-- START OF Task data --

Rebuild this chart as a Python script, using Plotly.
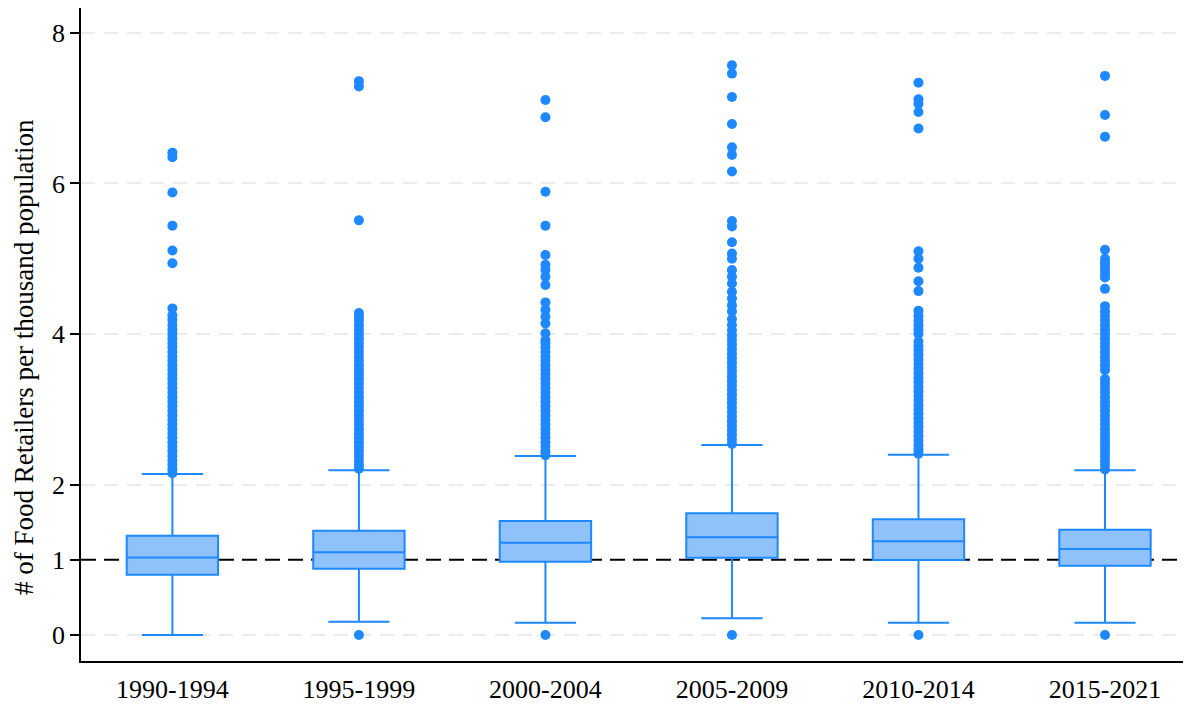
import plotly.graph_objects as go

periods = ["1990-1994", "1995-1999", "2000-2004", "2005-2009", "2010-2014", "2015-2021"]
q1 = [0.80, 0.88, 0.975, 1.025, 0.997, 0.92]
median = [1.03, 1.10, 1.227, 1.298, 1.245, 1.143]
q3 = [1.32, 1.386, 1.515, 1.617, 1.537, 1.40]
lowerfence = [0.0, 0.177, 0.164, 0.222, 0.164, 0.164]
upperfence = [2.14, 2.19, 2.38, 2.525, 2.396, 2.19]

out_1990 = [2.15, 2.2, 2.26, 2.32, 2.38, 2.44, 2.5, 2.56, 2.62, 2.68, 2.74, 2.8, 2.86, 2.92,
            2.98, 3.04, 3.1, 3.16, 3.22, 3.28, 3.34, 3.4, 3.46, 3.52, 3.58, 3.64, 3.7, 3.76,
            3.82, 3.88, 3.94, 4.0, 4.06, 4.12, 4.19, 4.25, 4.34, 4.94, 5.11, 5.44, 5.88, 6.35, 6.41]
out_1995 = [0.0, 2.21, 2.26, 2.32, 2.38, 2.44, 2.5, 2.56, 2.62, 2.68, 2.74, 2.8, 2.86, 2.92,
            2.98, 3.04, 3.1, 3.16, 3.22, 3.28, 3.34, 3.4, 3.46, 3.52, 3.58, 3.64, 3.7, 3.76,
            3.82, 3.88, 3.94, 4.0, 4.06, 4.12, 4.18, 4.23, 4.28, 5.51, 7.29, 7.36]
out_2000 = [0.0, 2.39, 2.44, 2.5, 2.56, 2.62, 2.68, 2.74, 2.8, 2.86, 2.92, 2.98, 3.04, 3.1,
            3.16, 3.22, 3.28, 3.34, 3.4, 3.46, 3.52, 3.58, 3.64, 3.7, 3.76, 3.82, 3.88, 3.92,
            4.01, 4.14, 4.23, 4.32, 4.42, 4.65, 4.76, 4.85, 4.92, 5.05, 5.44, 5.89, 6.88, 7.11]
out_2005 = [0.0, 2.54, 2.6, 2.66, 2.72, 2.78, 2.84, 2.9, 2.96, 3.02, 3.08, 3.14, 3.2, 3.26,
            3.32, 3.38, 3.44, 3.5, 3.56, 3.62, 3.68, 3.74, 3.8, 3.86, 3.92, 3.98, 4.05, 4.12,
            4.2, 4.3, 4.38, 4.47, 4.56, 4.67, 4.76, 4.85, 5.0, 5.07, 5.22, 5.43, 5.5, 6.16,
            6.38, 6.48, 6.79, 7.15, 7.46, 7.57]
out_2010 = [0.0, 2.41, 2.46, 2.52, 2.58, 2.64, 2.7, 2.76, 2.82, 2.88, 2.94, 3.0, 3.06, 3.12,
            3.18, 3.24, 3.3, 3.36, 3.42, 3.48, 3.54, 3.6, 3.66, 3.72, 3.78, 3.84, 3.9, 4.0,
            4.06, 4.12, 4.18, 4.24, 4.31, 4.57, 4.7, 4.88, 5.0, 5.1, 6.73, 6.95, 7.06, 7.12, 7.34]
out_2015 = [0.0, 2.2, 2.26, 2.32, 2.38, 2.44, 2.5, 2.56, 2.62, 2.68, 2.74, 2.8, 2.86, 2.92,
            2.98, 3.04, 3.1, 3.16, 3.22, 3.28, 3.34, 3.4, 3.52, 3.58, 3.64, 3.7, 3.76, 3.82,
            3.88, 3.94, 4.0, 4.06, 4.12, 4.18, 4.24, 4.3, 4.37, 4.6, 4.75, 4.8, 4.85, 4.9,
            4.95, 5.0, 5.12, 6.62, 6.91, 7.43]
outliers = [out_1990, out_1995, out_2000, out_2005, out_2010, out_2015]

ytickvals = [0, 1, 2, 4, 6, 8]
ygridvals = [0, 2, 4, 6, 8]
reference_value = 1
y_title = "# of Food Retailers per thousand population"

blue = "#1E88FF"
fill = "#8FC1FB"
font_family = "Liberation Serif"

fig = go.Figure()

fig.add_trace(go.Box(
    x=periods, q1=q1, median=median, q3=q3,
    lowerfence=lowerfence, upperfence=upperfence,
    boxpoints=False, width=0.49, whiskerwidth=0.67,
    fillcolor=fill, line=dict(color=blue, width=2),
    showlegend=False,
))

for p, o in zip(periods, outliers):
    fig.add_trace(go.Scatter(
        x=[p] * len(o), y=o, mode="markers", yaxis="y2",
        marker=dict(color=blue, size=10, line=dict(width=0)),
        showlegend=False, hoverinfo="y",
    ))

fig.add_shape(type="line", xref="paper", yref="y", x0=0, x1=1,
              y0=reference_value, y1=reference_value, layer="below",
              line=dict(color="black", width=2, dash="15px,8px"))

fig.add_annotation(text=y_title, xref="paper", yref="paper", x=-0.0515, y=0.4655,
                   xanchor="center", yanchor="middle", textangle=-90, showarrow=False,
                   borderpad=0,
                   font=dict(size=27, family=font_family, color="black"))

yrange = [-0.3455, 8.332]
fig.update_layout(
    width=1183, height=698,
    margin=dict(l=73, r=3, t=0, b=45),
    paper_bgcolor="white", plot_bgcolor="white",
    font=dict(family=font_family, size=26, color="black"),
    showlegend=False,
    xaxis=dict(
        type="category", categoryorder="array", categoryarray=periods,
        range=[-0.49, 5.445], showline=True, linecolor="black", linewidth=1.5,
        showgrid=False, ticks="", tickfont=dict(size=26), ticklabelstandoff=4,
        automargin=False,
    ),
    yaxis=dict(
        range=yrange, tickvals=ytickvals, ticktext=[str(v) for v in ytickvals],
        showline=True, linecolor="black", linewidth=1.5,
        ticks="outside", ticklen=9, tickwidth=1.5, tickcolor="black",
        showgrid=False, zeroline=False, tickfont=dict(size=26), automargin=False,
    ),
    yaxis2=dict(
        overlaying="y", matches="y", range=yrange, tickvals=ygridvals,
        showticklabels=False, ticks="", showline=False, zeroline=False,
        showgrid=True, gridcolor="#EBEBEB", gridwidth=2, griddash="14px,9px",
        automargin=False,
    ),
)

fig.write_html("out.html")
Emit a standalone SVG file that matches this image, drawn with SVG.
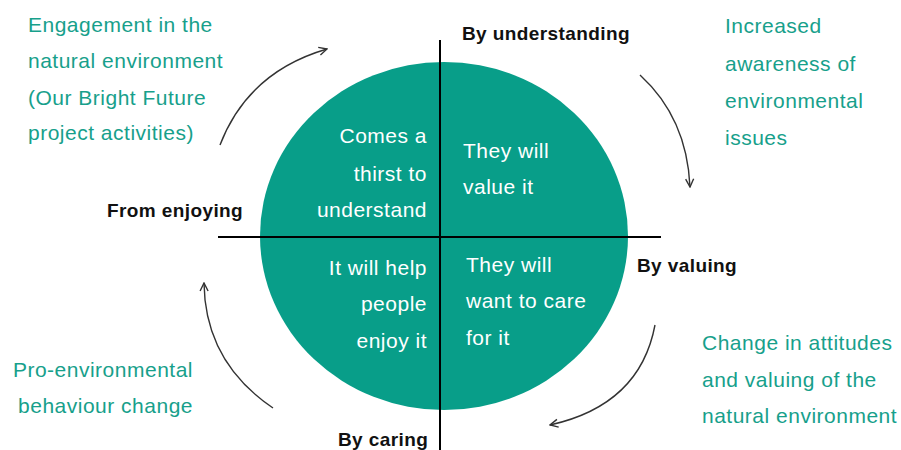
<svg xmlns="http://www.w3.org/2000/svg" width="901" height="450" viewBox="0 0 901 450">
<style>
.t{font-family:"Liberation Sans",Arial,sans-serif;font-size:21px;letter-spacing:0.5px;fill:#17a08b}
.w{font-family:"Liberation Sans",Arial,sans-serif;font-size:21px;letter-spacing:0.5px;fill:#ffffff}
.b{font-family:"Liberation Sans",Arial,sans-serif;font-size:19px;letter-spacing:0.4px;font-weight:bold;fill:#111111}
.r{text-anchor:end}
.arc{fill:none;stroke:#333333;stroke-width:1.4;marker-end:url(#ah)}
.ax{stroke:#000000;stroke-width:2}
</style>
<defs>
<marker id="ah" viewBox="0 0 10 10" refX="9" refY="5" markerWidth="10" markerHeight="10" markerUnits="userSpaceOnUse" orient="auto">
<path d="M1,1 L9,5 L1,9" fill="none" stroke="#333333" stroke-width="1.4"/>
</marker>
</defs>
<rect width="901" height="450" fill="#ffffff"/>
<g id="circle">
<ellipse cx="444" cy="236" rx="184" ry="174" fill="#089e89"/>
</g>
<g id="axes">
<line class="ax" x1="440" y1="40" x2="440" y2="450"/>
<line class="ax" x1="218" y1="237" x2="661" y2="237"/>
</g>
<g id="connectors">
<path class="arc" d="M220,145 Q248,72 327,49"/>
<path class="arc" d="M640,75 Q687,118 690,187"/>
<path class="arc" d="M655,325 Q640,405 550,425"/>
<path class="arc" d="M273,408 Q205,362 204,283"/>
</g>
<g id="q-top-left">
<text class="w r" x="427" y="143">Comes a</text>
<text class="w r" x="427" y="181">thirst to</text>
<text class="w r" x="427" y="217">understand</text>
</g>
<g id="q-top-right">
<text class="w" x="463" y="158">They will</text>
<text class="w" x="463" y="194">value it</text>
</g>
<g id="q-bottom-left">
<text class="w r" x="427" y="275">It will help</text>
<text class="w r" x="427" y="311">people</text>
<text class="w r" x="427" y="348">enjoy it</text>
</g>
<g id="q-bottom-right">
<text class="w" x="466" y="272">They will</text>
<text class="w" x="466" y="308">want to care</text>
<text class="w" x="466" y="345">for it</text>
</g>
<g id="by-understanding"><text class="b" x="462" y="40">By understanding</text></g>
<g id="by-valuing"><text class="b" x="637" y="272">By valuing</text></g>
<g id="by-caring"><text class="b" x="338" y="446">By caring</text></g>
<g id="from-enjoying"><text class="b" x="107" y="217">From enjoying</text></g>
<g id="engagement">
<text class="t" x="28" y="32">Engagement in the</text>
<text class="t" x="28" y="68">natural environment</text>
<text class="t" x="28" y="105">(Our Bright Future</text>
<text class="t" x="28" y="140">project activities)</text>
</g>
<g id="awareness">
<text class="t" x="725" y="33">Increased</text>
<text class="t" x="725" y="71">awareness of</text>
<text class="t" x="725" y="108">environmental</text>
<text class="t" x="725" y="145">issues</text>
</g>
<g id="attitudes">
<text class="t" x="702" y="350">Change in attitudes</text>
<text class="t" x="702" y="387">and valuing of the</text>
<text class="t" x="702" y="423">natural environment</text>
</g>
<g id="behaviour">
<text class="t r" x="193" y="377">Pro-environmental</text>
<text class="t r" x="193" y="413">behaviour change</text>
</g>
</svg>
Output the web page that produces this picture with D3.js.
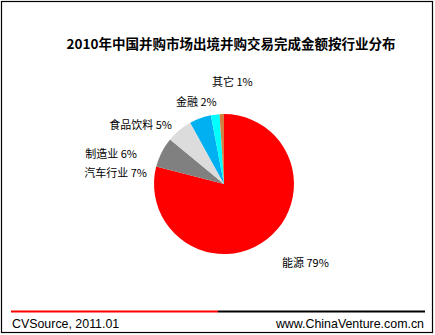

-- END OF Task data --

Show, from the listing above, each line that contains the word "matches".

→ **Full response**:
        overlaying="y", matches="y", range=yrange, tickvals=ygridvals,
Emit a standalone SVG file that matches this image, drawn with SVG.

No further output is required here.